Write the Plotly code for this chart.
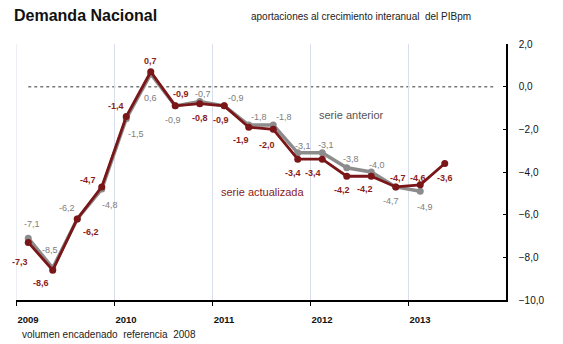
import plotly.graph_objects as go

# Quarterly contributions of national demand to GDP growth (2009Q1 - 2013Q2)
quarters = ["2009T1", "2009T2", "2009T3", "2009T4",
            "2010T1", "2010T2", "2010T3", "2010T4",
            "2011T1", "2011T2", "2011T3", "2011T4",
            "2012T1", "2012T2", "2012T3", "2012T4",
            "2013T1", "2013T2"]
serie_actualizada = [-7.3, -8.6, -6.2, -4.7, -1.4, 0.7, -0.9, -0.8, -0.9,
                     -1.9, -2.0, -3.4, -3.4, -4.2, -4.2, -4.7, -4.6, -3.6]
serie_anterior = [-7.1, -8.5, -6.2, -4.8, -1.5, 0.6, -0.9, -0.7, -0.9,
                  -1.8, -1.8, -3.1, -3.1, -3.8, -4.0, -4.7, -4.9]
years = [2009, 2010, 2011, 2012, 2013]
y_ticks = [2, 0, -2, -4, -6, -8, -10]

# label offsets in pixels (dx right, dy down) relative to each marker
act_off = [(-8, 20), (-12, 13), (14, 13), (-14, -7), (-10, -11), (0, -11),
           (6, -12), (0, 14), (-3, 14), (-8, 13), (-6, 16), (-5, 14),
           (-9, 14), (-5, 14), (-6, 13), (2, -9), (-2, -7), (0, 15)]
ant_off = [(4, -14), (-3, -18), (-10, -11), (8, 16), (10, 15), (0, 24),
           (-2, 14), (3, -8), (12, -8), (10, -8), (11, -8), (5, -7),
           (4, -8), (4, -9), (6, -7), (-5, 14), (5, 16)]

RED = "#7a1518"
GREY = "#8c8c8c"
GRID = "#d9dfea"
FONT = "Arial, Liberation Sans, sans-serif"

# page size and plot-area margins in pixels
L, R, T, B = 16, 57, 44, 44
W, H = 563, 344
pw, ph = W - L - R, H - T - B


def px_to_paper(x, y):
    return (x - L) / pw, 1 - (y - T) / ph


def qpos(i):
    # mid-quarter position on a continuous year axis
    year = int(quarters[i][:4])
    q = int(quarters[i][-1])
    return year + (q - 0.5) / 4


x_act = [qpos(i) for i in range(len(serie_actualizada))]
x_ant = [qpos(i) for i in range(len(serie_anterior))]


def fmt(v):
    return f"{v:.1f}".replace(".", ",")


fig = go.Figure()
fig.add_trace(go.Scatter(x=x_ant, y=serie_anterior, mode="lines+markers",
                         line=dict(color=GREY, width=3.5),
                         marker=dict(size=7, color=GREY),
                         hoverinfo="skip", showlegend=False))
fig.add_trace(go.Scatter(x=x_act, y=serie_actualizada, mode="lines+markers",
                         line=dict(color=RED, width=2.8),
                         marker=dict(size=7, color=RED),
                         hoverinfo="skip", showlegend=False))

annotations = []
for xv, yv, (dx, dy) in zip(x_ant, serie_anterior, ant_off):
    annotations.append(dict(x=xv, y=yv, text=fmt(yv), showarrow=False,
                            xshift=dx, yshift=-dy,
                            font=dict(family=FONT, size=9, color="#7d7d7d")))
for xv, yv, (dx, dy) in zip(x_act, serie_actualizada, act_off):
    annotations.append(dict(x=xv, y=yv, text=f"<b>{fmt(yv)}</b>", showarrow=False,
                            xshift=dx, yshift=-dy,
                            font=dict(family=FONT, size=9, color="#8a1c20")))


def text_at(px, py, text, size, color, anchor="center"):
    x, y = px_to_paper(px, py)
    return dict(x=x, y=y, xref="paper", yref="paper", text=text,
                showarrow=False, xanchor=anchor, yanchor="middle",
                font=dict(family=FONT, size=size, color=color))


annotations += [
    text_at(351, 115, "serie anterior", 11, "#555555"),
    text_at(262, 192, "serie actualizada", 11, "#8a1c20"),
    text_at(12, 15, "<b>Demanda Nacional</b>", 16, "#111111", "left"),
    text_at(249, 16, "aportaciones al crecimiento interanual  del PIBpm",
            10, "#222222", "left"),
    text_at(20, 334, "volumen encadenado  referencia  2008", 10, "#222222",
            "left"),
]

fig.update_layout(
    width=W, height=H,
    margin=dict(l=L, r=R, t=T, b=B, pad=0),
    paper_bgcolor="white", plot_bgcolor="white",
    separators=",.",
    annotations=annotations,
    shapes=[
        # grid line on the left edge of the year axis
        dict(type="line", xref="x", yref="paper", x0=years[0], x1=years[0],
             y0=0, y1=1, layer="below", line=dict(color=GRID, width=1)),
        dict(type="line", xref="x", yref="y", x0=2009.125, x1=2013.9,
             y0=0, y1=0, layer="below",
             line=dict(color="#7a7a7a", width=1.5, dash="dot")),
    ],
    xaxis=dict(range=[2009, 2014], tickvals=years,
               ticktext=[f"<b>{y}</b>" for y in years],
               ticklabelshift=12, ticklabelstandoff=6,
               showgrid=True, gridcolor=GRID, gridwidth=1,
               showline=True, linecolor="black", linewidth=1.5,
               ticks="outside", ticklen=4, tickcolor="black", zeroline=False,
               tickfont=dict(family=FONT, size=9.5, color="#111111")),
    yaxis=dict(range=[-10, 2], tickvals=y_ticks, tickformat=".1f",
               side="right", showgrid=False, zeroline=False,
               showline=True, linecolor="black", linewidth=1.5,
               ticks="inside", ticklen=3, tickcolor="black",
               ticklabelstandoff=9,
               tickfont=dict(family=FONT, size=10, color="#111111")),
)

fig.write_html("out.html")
# # # # #
Restate the listing above word for word, and skip the pictures.

Expected output =>
Write the Plotly code for this chart.
import plotly.graph_objects as go

# Quarterly contributions of national demand to GDP growth (2009Q1 - 2013Q2)
quarters = ["2009T1", "2009T2", "2009T3", "2009T4",
            "2010T1", "2010T2", "2010T3", "2010T4",
            "2011T1", "2011T2", "2011T3", "2011T4",
            "2012T1", "2012T2", "2012T3", "2012T4",
            "2013T1", "2013T2"]
serie_actualizada = [-7.3, -8.6, -6.2, -4.7, -1.4, 0.7, -0.9, -0.8, -0.9,
                     -1.9, -2.0, -3.4, -3.4, -4.2, -4.2, -4.7, -4.6, -3.6]
serie_anterior = [-7.1, -8.5, -6.2, -4.8, -1.5, 0.6, -0.9, -0.7, -0.9,
                  -1.8, -1.8, -3.1, -3.1, -3.8, -4.0, -4.7, -4.9]
years = [2009, 2010, 2011, 2012, 2013]
y_ticks = [2, 0, -2, -4, -6, -8, -10]

# label offsets in pixels (dx right, dy down) relative to each marker
act_off = [(-8, 20), (-12, 13), (14, 13), (-14, -7), (-10, -11), (0, -11),
           (6, -12), (0, 14), (-3, 14), (-8, 13), (-6, 16), (-5, 14),
           (-9, 14), (-5, 14), (-6, 13), (2, -9), (-2, -7), (0, 15)]
ant_off = [(4, -14), (-3, -18), (-10, -11), (8, 16), (10, 15), (0, 24),
           (-2, 14), (3, -8), (12, -8), (10, -8), (11, -8), (5, -7),
           (4, -8), (4, -9), (6, -7), (-5, 14), (5, 16)]

RED = "#7a1518"
GREY = "#8c8c8c"
GRID = "#d9dfea"
FONT = "Arial, Liberation Sans, sans-serif"

# page size and plot-area margins in pixels
L, R, T, B = 16, 57, 44, 44
W, H = 563, 344
pw, ph = W - L - R, H - T - B


def px_to_paper(x, y):
    return (x - L) / pw, 1 - (y - T) / ph


def qpos(i):
    # mid-quarter position on a continuous year axis
    year = int(quarters[i][:4])
    q = int(quarters[i][-1])
    return year + (q - 0.5) / 4


x_act = [qpos(i) for i in range(len(serie_actualizada))]
x_ant = [qpos(i) for i in range(len(serie_anterior))]


def fmt(v):
    return f"{v:.1f}".replace(".", ",")


fig = go.Figure()
fig.add_trace(go.Scatter(x=x_ant, y=serie_anterior, mode="lines+markers",
                         line=dict(color=GREY, width=3.5),
                         marker=dict(size=7, color=GREY),
                         hoverinfo="skip", showlegend=False))
fig.add_trace(go.Scatter(x=x_act, y=serie_actualizada, mode="lines+markers",
                         line=dict(color=RED, width=2.8),
                         marker=dict(size=7, color=RED),
                         hoverinfo="skip", showlegend=False))

annotations = []
for xv, yv, (dx, dy) in zip(x_ant, serie_anterior, ant_off):
    annotations.append(dict(x=xv, y=yv, text=fmt(yv), showarrow=False,
                            xshift=dx, yshift=-dy,
                            font=dict(family=FONT, size=9, color="#7d7d7d")))
for xv, yv, (dx, dy) in zip(x_act, serie_actualizada, act_off):
    annotations.append(dict(x=xv, y=yv, text=f"<b>{fmt(yv)}</b>", showarrow=False,
                            xshift=dx, yshift=-dy,
                            font=dict(family=FONT, size=9, color="#8a1c20")))


def text_at(px, py, text, size, color, anchor="center"):
    x, y = px_to_paper(px, py)
    return dict(x=x, y=y, xref="paper", yref="paper", text=text,
                showarrow=False, xanchor=anchor, yanchor="middle",
                font=dict(family=FONT, size=size, color=color))


annotations += [
    text_at(351, 115, "serie anterior", 11, "#555555"),
    text_at(262, 192, "serie actualizada", 11, "#8a1c20"),
    text_at(12, 15, "<b>Demanda Nacional</b>", 16, "#111111", "left"),
    text_at(249, 16, "aportaciones al crecimiento interanual  del PIBpm",
            10, "#222222", "left"),
    text_at(20, 334, "volumen encadenado  referencia  2008", 10, "#222222",
            "left"),
]

fig.update_layout(
    width=W, height=H,
    margin=dict(l=L, r=R, t=T, b=B, pad=0),
    paper_bgcolor="white", plot_bgcolor="white",
    separators=",.",
    annotations=annotations,
    shapes=[
        # grid line on the left edge of the year axis
        dict(type="line", xref="x", yref="paper", x0=years[0], x1=years[0],
             y0=0, y1=1, layer="below", line=dict(color=GRID, width=1)),
        dict(type="line", xref="x", yref="y", x0=2009.125, x1=2013.9,
             y0=0, y1=0, layer="below",
             line=dict(color="#7a7a7a", width=1.5, dash="dot")),
    ],
    xaxis=dict(range=[2009, 2014], tickvals=years,
               ticktext=[f"<b>{y}</b>" for y in years],
               ticklabelshift=12, ticklabelstandoff=6,
               showgrid=True, gridcolor=GRID, gridwidth=1,
               showline=True, linecolor="black", linewidth=1.5,
               ticks="outside", ticklen=4, tickcolor="black", zeroline=False,
               tickfont=dict(family=FONT, size=9.5, color="#111111")),
    yaxis=dict(range=[-10, 2], tickvals=y_ticks, tickformat=".1f",
               side="right", showgrid=False, zeroline=False,
               showline=True, linecolor="black", linewidth=1.5,
               ticks="inside", ticklen=3, tickcolor="black",
               ticklabelstandoff=9,
               tickfont=dict(family=FONT, size=10, color="#111111")),
)

fig.write_html("out.html")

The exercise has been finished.